**Required work**
Leave the pictures out and retype the lines from the beginning through the line with "anchor=base] (ltrLu5) at", both ends included.
________
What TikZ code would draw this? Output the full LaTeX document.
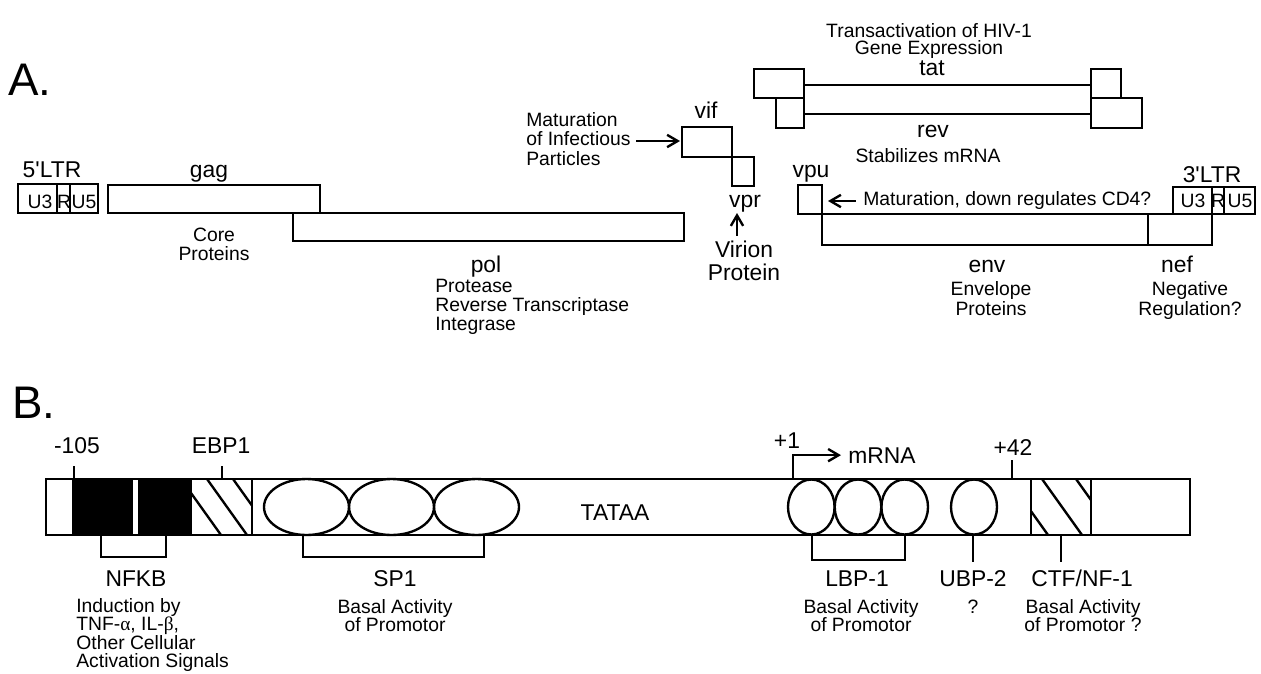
\documentclass[tikz,border=0pt]{standalone}
\usepackage{fontspec}
\setmainfont{Liberation Sans}
\newfontfamily\greekfont{Liberation Serif}
\usetikzlibrary{arrows.meta}

\tikzset{
  seg/.style={line width=1.35pt},
  arr/.style={line width=1.35pt, ->},
  big/.style={inner sep=0pt, font=\fontsize{13}{13}\selectfont},
  small/.style={inner sep=0pt, font=\fontsize{11}{10.8}\selectfont},
  panel/.style={inner sep=0pt, font=\fontsize{26}{26}\selectfont},
}

\begin{document}
\begin{tikzpicture}[x=0.02cm, y=-0.02cm, >={Straight Barb[length=6pt,width=7pt]}]
    \useasboundingbox (0,0) rectangle (1261,673);

    % ===== A. genome map =====
    \node[panel, anchor=base west] (panelA) at (8,95) {A.};

    % 5'LTR, split into U3 | R | U5
    \draw[seg] (18,184) rectangle (98,213);
    \draw[seg] (57,184) -- (57,213) (70,184) -- (70,213);
    \node[big, anchor=base] (ltrL) at (52,177) {5\textquotesingle LTR};
    \node[small, anchor=base] (ltrLu3) at (40,208) {U3};
    \node[small, anchor=base] (ltrLr) at (64,208) {R};
    \node[small, anchor=base] (ltrLu5) at (84,208) {U5};

    % gag and pol
    \draw[seg] (108,185) rectangle (320,213);
    \draw[seg] (293,213) rectangle (684,241);
    \node[big, anchor=base] (gag) at (209,177) {gag};
    \node[small, align=center, anchor=north] (gagtxt) at (214,228) {Core\\Proteins};
    \node[big, anchor=base] (pol) at (486,272) {pol};
    \node[small, align=left, anchor=north west] (poltxt) at (435,279)
        {Protease\\Reverse Transcriptase\\Integrase};

    % vif and vpr
    \draw[seg] (682,127) rectangle (732,157);
    \draw[seg] (732,157) rectangle (754,186);
    \coordinate (vifin) at (680,141);
    \coordinate (vprin) at (737,213);
    \node[big, anchor=base] (vif) at (706,118) {vif};
    \node[big, anchor=base] (vpr) at (745,207) {vpr};
    \node[small, align=left, anchor=north west, font=\fontsize{11}{11.1}\selectfont] (viftxt) at (526,112)
        {Maturation\\of Infectious\\Particles};
    \draw[arr, shorten <=3pt] (viftxt.east |- vifin) -- (vifin);
    \node[big, align=center, anchor=north] (vprtxt) at (744,241) {Virion\\Protein};
    \draw[arr, shorten <=3pt] (vprtxt.north -| vprin) -- (vprin);

    % tat and rev, two exons each
    \draw[seg] (754,69) rectangle (804,98);
    \draw[seg] (776,98) rectangle (804,128);
    \draw[seg] (1091,69) rectangle (1121,98);
    \draw[seg] (1091,98) rectangle (1142,128);
    \draw[seg] (804,85) -- (1091,85);
    \draw[seg] (804,114) -- (1091,114);
    \node[small, align=center, anchor=north, font=\fontsize{11}{10}\selectfont] (tattxt) at (929,23)
        {Transactivation of HIV-1\\Gene Expression};
    \node[big, anchor=base] (tat) at (932,75) {tat};
    \node[big, anchor=base] (rev) at (933,137) {rev};
    \node[small, anchor=base] (revtxt) at (928,162) {Stabilizes mRNA};

    % vpu
    \draw[seg] (798,185) rectangle (822,214);
    \node[big, anchor=base] (vpu) at (811,177) {vpu};
    \coordinate (vpuin) at (828,201);
    \node[small, anchor=base west] (vputxt) at (863,205) {Maturation, down regulates CD4?};
    \draw[arr, shorten <=4pt] (vputxt.west |- vpuin) -- (vpuin);

    % env and nef
    \draw[seg] (822,214) rectangle (1148,245);
    \draw[seg] (1148,214) rectangle (1212,245);
    \node[big, anchor=base] (env) at (987,272) {env};
    \node[small, align=center, anchor=north, font=\fontsize{11}{11.4}\selectfont] (envtxt) at (991,281)
        {Envelope\\Proteins};
    \node[big, anchor=base] (nef) at (1177,272) {nef};
    \node[small, align=center, anchor=north, font=\fontsize{11}{11.4}\selectfont] (neftxt) at (1190,281)
        {Negative\\Regulation?};

    % 3'LTR
    \draw[seg] (1173,187) rectangle (1255,214);
    \draw[seg] (1212,187) -- (1212,214) (1224,187) -- (1224,214);
    \node[big, anchor=base] (ltrR) at (1212,182) {3\textquotesingle LTR};
    \node[small, anchor=base] (ltrRu3) at (1193,207) {U3};
    \node[small, anchor=base] (ltrRr) at (1218,207) {R};
    \node[small, anchor=base] (ltrRu5) at (1240,207) {U5};

    % ===== B. LTR promoter =====
    \node[panel, anchor=base west] (panelB) at (12,418) {B.};

    % NFKB sites (black), EBP1 and CTF/NF-1 (hatched)
    \fill (73,479) rectangle (191,535);
    \fill[white] (133,479) rectangle (138,535);
    \begin{scope}
        \clip (191,479) rectangle (252,535);
        \foreach \x in {181,207,233}
            \draw[seg] (\x,479) -- ++(40,56);
    \end{scope}
    \begin{scope}
        \clip (1031,479) rectangle (1091,535);
        \foreach \x in {1008,1042,1076}
            \draw[seg] (\x,479) -- ++(40,56);
    \end{scope}
    \draw[seg] (46,479) rectangle (1190,535);
    \draw[seg] (73,479) -- (73,535) (191,479) -- (191,535) (252,479) -- (252,535)
        (1031,479) -- (1031,535) (1091,479) -- (1091,535);

    % SP1, LBP-1 and UBP-2 sites
    \foreach \x in {306.5,391.5,476.5}
        \draw[seg] (\x,507) ellipse [x radius=42.5, y radius=28];
    \foreach \x in {811.3,858,904.7}
        \draw[seg] (\x,507) ellipse [x radius=23.3, y radius=27.5];
    \draw[seg] (974,507) ellipse [x radius=23, y radius=27.5];

    % positions above the bar
    \node[big, anchor=base] (m105) at (77,453) {-105};
    \node[big, anchor=base] (ebp) at (221,453) {EBP1};
    \node[big, anchor=base] (p1) at (787,448) {+1};
    \node[big, anchor=base] (mrna) at (882,463) {mRNA};
    \node[big, anchor=base] (p42) at (1013,455) {+42};
    \node[big, anchor=base] (tata) at (615,520) {TATAA};
    \draw[seg] (74,466) -- (74,479);
    \draw[seg] (222,466) -- (222,479);
    \draw[seg] (1012,460) -- (1012,479);
    \coordinate (tss) at (793,479);
    \draw[arr, shorten >=4pt] (tss) |- (mrna.west);

    % factor brackets below the bar
    \draw[seg] (101,535) -- (101,557) -- (166,557) -- (166,535);
    \draw[seg] (303,535) -- (303,557) -- (484,557) -- (484,535);
    \draw[seg] (812,535) -- (812,560) -- (905,560) -- (905,535);
    \draw[seg] (973,535) -- (973,562);
    \draw[seg] (1061,535) -- (1061,562);

    \node[big, anchor=base] (nfkb) at (136,586) {NFKB};
    \node[big, anchor=base] (sp1) at (395,586) {SP1};
    \node[big, anchor=base] (lbp) at (857,586) {LBP-1};
    \node[big, anchor=base] (ubp) at (973,586) {UBP-2};
    \node[big, anchor=base] (ctf) at (1082,586) {CTF/NF-1};

    \node[small, align=left, anchor=north west, font=\fontsize{11}{10.5}\selectfont] (nfkbtxt) at (76,598)
        {Induction by\\TNF-{\greekfont α}, IL-{\greekfont β},\\Other Cellular\\Activation Signals};
    \node[small, align=center, anchor=north, font=\fontsize{11}{10.5}\selectfont] (sp1txt) at (395,599)
        {Basal Activity\\of Promotor};
    \node[small, align=center, anchor=north, font=\fontsize{11}{10.5}\selectfont] (lbptxt) at (861,599)
        {Basal Activity\\of Promotor};
    \node[small, anchor=base] (ubptxt) at (973,613) {?};
    \node[small, align=center, anchor=north, font=\fontsize{11}{10.5}\selectfont] (ctftxt) at (1083,599)
        {Basal Activity\\of Promotor ?};
\end{tikzpicture}
\end{document}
________
**Output of the exercise**
What TikZ code would draw this? Output the full LaTeX document.
\documentclass[tikz,border=0pt]{standalone}
\usepackage{fontspec}
\setmainfont{Liberation Sans}
\newfontfamily\greekfont{Liberation Serif}
\usetikzlibrary{arrows.meta}

\tikzset{
  seg/.style={line width=1.35pt},
  arr/.style={line width=1.35pt, ->},
  big/.style={inner sep=0pt, font=\fontsize{13}{13}\selectfont},
  small/.style={inner sep=0pt, font=\fontsize{11}{10.8}\selectfont},
  panel/.style={inner sep=0pt, font=\fontsize{26}{26}\selectfont},
}

\begin{document}
\begin{tikzpicture}[x=0.02cm, y=-0.02cm, >={Straight Barb[length=6pt,width=7pt]}]
    \useasboundingbox (0,0) rectangle (1261,673);

    % ===== A. genome map =====
    \node[panel, anchor=base west] (panelA) at (8,95) {A.};

    % 5'LTR, split into U3 | R | U5
    \draw[seg] (18,184) rectangle (98,213);
    \draw[seg] (57,184) -- (57,213) (70,184) -- (70,213);
    \node[big, anchor=base] (ltrL) at (52,177) {5\textquotesingle LTR};
    \node[small, anchor=base] (ltrLu3) at (40,208) {U3};
    \node[small, anchor=base] (ltrLr) at (64,208) {R};
    \node[small, anchor=base] (ltrLu5) at (84,208) {U5};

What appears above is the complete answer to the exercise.